Now, of course, the question of “if” the Cowlitz casino will open has a clear answer — after more than 12 years’ worth of legal entanglements, the Cowlitz have emerged victorious and are going gangbusters on their casino construction, set to open the $510 million casino in April of 2017.
“With the opening of the Cowlitz casino in April, we’re assuming that one card room will close and that the remaining two will operate at 50 percent of their prior volume for the remainder of the year,” La Center Budget Committee member Paul Lewis told La Center city councilors at their regular meeting on Wed., Oct. 26, during the city’s first look at the preliminary 2017 city budget.
La Center’s budget committee is forecasting a much different revenue stream picture for 2017 and beyond. Instead of making up 73 percent of the city’s general fund revenues, the card rooms are expected to contribute 51 percent, or $1,565,384 in 2017.
Now the question is “how?” — How does La Center move past the expected drop in gambling taxes?

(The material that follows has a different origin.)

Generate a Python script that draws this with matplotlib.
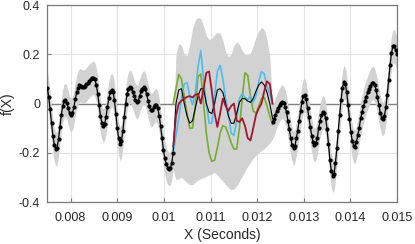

The city’s 2017 preliminary budget calls for tax increases, including a 1-percent increase in property taxes and several utility excise taxes. Together, the tax increases would account for less than $100,000 in revenues for 2017. To avoid slashing services, city leaders want to use about $650,000 in unexpected revenues from the card rooms’ gambling taxes that came in this year, and could dip into the city’s general fund reserves to help keep services stable in 2017.
Lewis said Wednesday night that the city had set aside a larger-than-required reserve balance in 2013 to “deal with unanticipated events” like the opening of the Cowlitz casino and the possible drop in gambling tax revenues.
The problem La Center faces now is that, even with the reserves, the city may be in for some rough financial times after 2017.
To take the city into the future, Mayor Greg Thornton is looking at a three-pronged approach:
- Offering a temporary and flexible reduction in the gambling tax rate, going from 10 percent to 5 percent until the start of 2018, to help the city’s card rooms cope with the opening of the Cowlitz casino and help entice them to remain in La Center or possibly help market their existing properties to bring other businesses, perhaps a grocery store, into the city’s downtown core;
- Diversifying the city’s revenues with increased property taxes and utility excise taxes; and
- Developing prime industrial and commercial land near the city’s Interstate 5 junction to help break La Center’s dependence on the card room gambling tax revenues. To help with this, Thornton has requested that the city create a new community development director position.
Several community members, as well as City Councilor Al Luiz, took issue with the community development position, which would cost the city an additional $110,000 a year in salary and benefits, but Thornton said he believed the new position was “critical” to the city’s future.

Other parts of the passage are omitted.